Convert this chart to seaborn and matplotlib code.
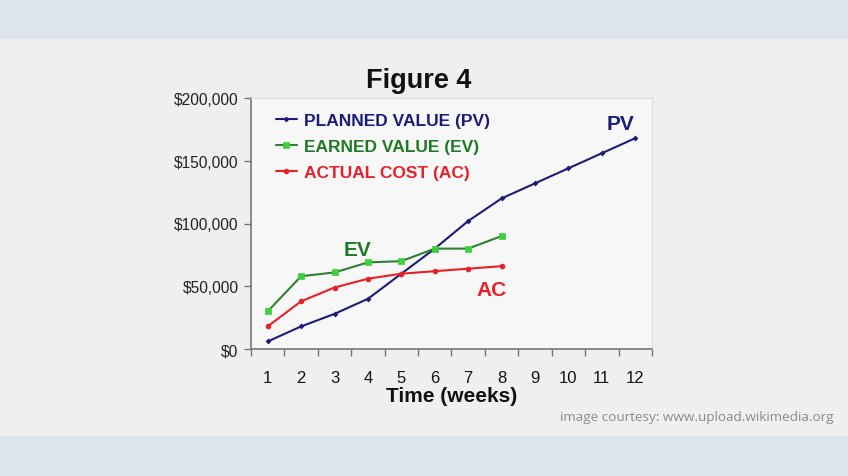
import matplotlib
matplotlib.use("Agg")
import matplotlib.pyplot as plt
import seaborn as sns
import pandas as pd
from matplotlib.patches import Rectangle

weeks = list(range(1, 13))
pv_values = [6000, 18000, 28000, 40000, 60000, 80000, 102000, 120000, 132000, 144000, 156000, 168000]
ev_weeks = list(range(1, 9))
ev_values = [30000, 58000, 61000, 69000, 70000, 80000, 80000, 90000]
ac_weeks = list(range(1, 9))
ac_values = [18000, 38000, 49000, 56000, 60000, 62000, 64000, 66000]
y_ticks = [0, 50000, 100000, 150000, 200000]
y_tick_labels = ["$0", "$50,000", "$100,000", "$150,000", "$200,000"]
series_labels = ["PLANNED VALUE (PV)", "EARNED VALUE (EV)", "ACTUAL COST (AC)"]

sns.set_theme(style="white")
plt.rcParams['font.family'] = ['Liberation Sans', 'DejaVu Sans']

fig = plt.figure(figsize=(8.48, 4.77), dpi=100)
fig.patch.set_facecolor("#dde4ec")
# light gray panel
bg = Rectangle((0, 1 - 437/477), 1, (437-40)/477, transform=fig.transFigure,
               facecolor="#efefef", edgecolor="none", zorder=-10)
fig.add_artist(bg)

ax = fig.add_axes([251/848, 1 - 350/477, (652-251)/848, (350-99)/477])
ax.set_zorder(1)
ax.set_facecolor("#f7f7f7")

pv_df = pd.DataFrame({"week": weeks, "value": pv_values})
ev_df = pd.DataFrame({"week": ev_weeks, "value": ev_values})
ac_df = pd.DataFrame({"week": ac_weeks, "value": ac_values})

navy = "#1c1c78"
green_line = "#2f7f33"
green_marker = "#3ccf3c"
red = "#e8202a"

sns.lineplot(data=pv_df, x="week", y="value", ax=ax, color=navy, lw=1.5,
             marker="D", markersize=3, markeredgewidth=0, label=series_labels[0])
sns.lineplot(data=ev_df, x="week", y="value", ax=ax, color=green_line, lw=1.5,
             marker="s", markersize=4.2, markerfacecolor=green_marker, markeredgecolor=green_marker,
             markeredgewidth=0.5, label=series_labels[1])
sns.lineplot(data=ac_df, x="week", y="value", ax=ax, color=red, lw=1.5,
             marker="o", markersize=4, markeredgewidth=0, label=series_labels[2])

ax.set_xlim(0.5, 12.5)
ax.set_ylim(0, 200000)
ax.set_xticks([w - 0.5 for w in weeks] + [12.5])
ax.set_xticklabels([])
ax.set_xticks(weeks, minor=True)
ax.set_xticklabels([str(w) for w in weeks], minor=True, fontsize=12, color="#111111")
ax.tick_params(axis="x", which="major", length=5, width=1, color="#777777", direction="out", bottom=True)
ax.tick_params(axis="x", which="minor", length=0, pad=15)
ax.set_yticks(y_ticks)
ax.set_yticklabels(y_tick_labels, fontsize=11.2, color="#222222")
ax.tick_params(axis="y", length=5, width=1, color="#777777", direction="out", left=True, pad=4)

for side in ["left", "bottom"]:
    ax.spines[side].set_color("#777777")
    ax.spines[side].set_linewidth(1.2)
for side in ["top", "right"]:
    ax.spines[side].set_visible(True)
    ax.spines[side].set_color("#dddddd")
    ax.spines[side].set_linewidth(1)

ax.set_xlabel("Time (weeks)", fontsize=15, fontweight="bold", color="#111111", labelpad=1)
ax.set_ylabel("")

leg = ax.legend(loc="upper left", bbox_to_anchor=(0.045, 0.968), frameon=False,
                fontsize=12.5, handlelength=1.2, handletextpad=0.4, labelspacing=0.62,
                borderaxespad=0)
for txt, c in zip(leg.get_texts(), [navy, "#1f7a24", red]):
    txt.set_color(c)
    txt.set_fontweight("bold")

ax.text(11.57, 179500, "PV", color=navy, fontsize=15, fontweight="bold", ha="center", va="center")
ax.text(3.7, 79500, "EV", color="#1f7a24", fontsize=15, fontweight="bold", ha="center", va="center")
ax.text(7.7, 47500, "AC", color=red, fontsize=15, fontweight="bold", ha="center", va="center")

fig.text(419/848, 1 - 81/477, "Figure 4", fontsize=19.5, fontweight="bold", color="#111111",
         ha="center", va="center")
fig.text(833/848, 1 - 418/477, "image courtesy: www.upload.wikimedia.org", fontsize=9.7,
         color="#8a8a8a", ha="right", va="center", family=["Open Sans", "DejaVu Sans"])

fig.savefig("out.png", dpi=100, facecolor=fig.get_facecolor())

====

◆ **Exercise description**: Print each line of the material above exactly, with the pictures removed from your copy.

◆ **Full solution**:
Convert this chart to seaborn and matplotlib code.
import matplotlib
matplotlib.use("Agg")
import matplotlib.pyplot as plt
import seaborn as sns
import pandas as pd
from matplotlib.patches import Rectangle

weeks = list(range(1, 13))
pv_values = [6000, 18000, 28000, 40000, 60000, 80000, 102000, 120000, 132000, 144000, 156000, 168000]
ev_weeks = list(range(1, 9))
ev_values = [30000, 58000, 61000, 69000, 70000, 80000, 80000, 90000]
ac_weeks = list(range(1, 9))
ac_values = [18000, 38000, 49000, 56000, 60000, 62000, 64000, 66000]
y_ticks = [0, 50000, 100000, 150000, 200000]
y_tick_labels = ["$0", "$50,000", "$100,000", "$150,000", "$200,000"]
series_labels = ["PLANNED VALUE (PV)", "EARNED VALUE (EV)", "ACTUAL COST (AC)"]

sns.set_theme(style="white")
plt.rcParams['font.family'] = ['Liberation Sans', 'DejaVu Sans']

fig = plt.figure(figsize=(8.48, 4.77), dpi=100)
fig.patch.set_facecolor("#dde4ec")
# light gray panel
bg = Rectangle((0, 1 - 437/477), 1, (437-40)/477, transform=fig.transFigure,
               facecolor="#efefef", edgecolor="none", zorder=-10)
fig.add_artist(bg)

ax = fig.add_axes([251/848, 1 - 350/477, (652-251)/848, (350-99)/477])
ax.set_zorder(1)
ax.set_facecolor("#f7f7f7")

pv_df = pd.DataFrame({"week": weeks, "value": pv_values})
ev_df = pd.DataFrame({"week": ev_weeks, "value": ev_values})
ac_df = pd.DataFrame({"week": ac_weeks, "value": ac_values})

navy = "#1c1c78"
green_line = "#2f7f33"
green_marker = "#3ccf3c"
red = "#e8202a"

sns.lineplot(data=pv_df, x="week", y="value", ax=ax, color=navy, lw=1.5,
             marker="D", markersize=3, markeredgewidth=0, label=series_labels[0])
sns.lineplot(data=ev_df, x="week", y="value", ax=ax, color=green_line, lw=1.5,
             marker="s", markersize=4.2, markerfacecolor=green_marker, markeredgecolor=green_marker,
             markeredgewidth=0.5, label=series_labels[1])
sns.lineplot(data=ac_df, x="week", y="value", ax=ax, color=red, lw=1.5,
             marker="o", markersize=4, markeredgewidth=0, label=series_labels[2])

ax.set_xlim(0.5, 12.5)
ax.set_ylim(0, 200000)
ax.set_xticks([w - 0.5 for w in weeks] + [12.5])
ax.set_xticklabels([])
ax.set_xticks(weeks, minor=True)
ax.set_xticklabels([str(w) for w in weeks], minor=True, fontsize=12, color="#111111")
ax.tick_params(axis="x", which="major", length=5, width=1, color="#777777", direction="out", bottom=True)
ax.tick_params(axis="x", which="minor", length=0, pad=15)
ax.set_yticks(y_ticks)
ax.set_yticklabels(y_tick_labels, fontsize=11.2, color="#222222")
ax.tick_params(axis="y", length=5, width=1, color="#777777", direction="out", left=True, pad=4)

for side in ["left", "bottom"]:
    ax.spines[side].set_color("#777777")
    ax.spines[side].set_linewidth(1.2)
for side in ["top", "right"]:
    ax.spines[side].set_visible(True)
    ax.spines[side].set_color("#dddddd")
    ax.spines[side].set_linewidth(1)

ax.set_xlabel("Time (weeks)", fontsize=15, fontweight="bold", color="#111111", labelpad=1)
ax.set_ylabel("")

leg = ax.legend(loc="upper left", bbox_to_anchor=(0.045, 0.968), frameon=False,
                fontsize=12.5, handlelength=1.2, handletextpad=0.4, labelspacing=0.62,
                borderaxespad=0)
for txt, c in zip(leg.get_texts(), [navy, "#1f7a24", red]):
    txt.set_color(c)
    txt.set_fontweight("bold")

ax.text(11.57, 179500, "PV", color=navy, fontsize=15, fontweight="bold", ha="center", va="center")
ax.text(3.7, 79500, "EV", color="#1f7a24", fontsize=15, fontweight="bold", ha="center", va="center")
ax.text(7.7, 47500, "AC", color=red, fontsize=15, fontweight="bold", ha="center", va="center")

fig.text(419/848, 1 - 81/477, "Figure 4", fontsize=19.5, fontweight="bold", color="#111111",
         ha="center", va="center")
fig.text(833/848, 1 - 418/477, "image courtesy: www.upload.wikimedia.org", fontsize=9.7,
         color="#8a8a8a", ha="right", va="center", family=["Open Sans", "DejaVu Sans"])

fig.savefig("out.png", dpi=100, facecolor=fig.get_facecolor())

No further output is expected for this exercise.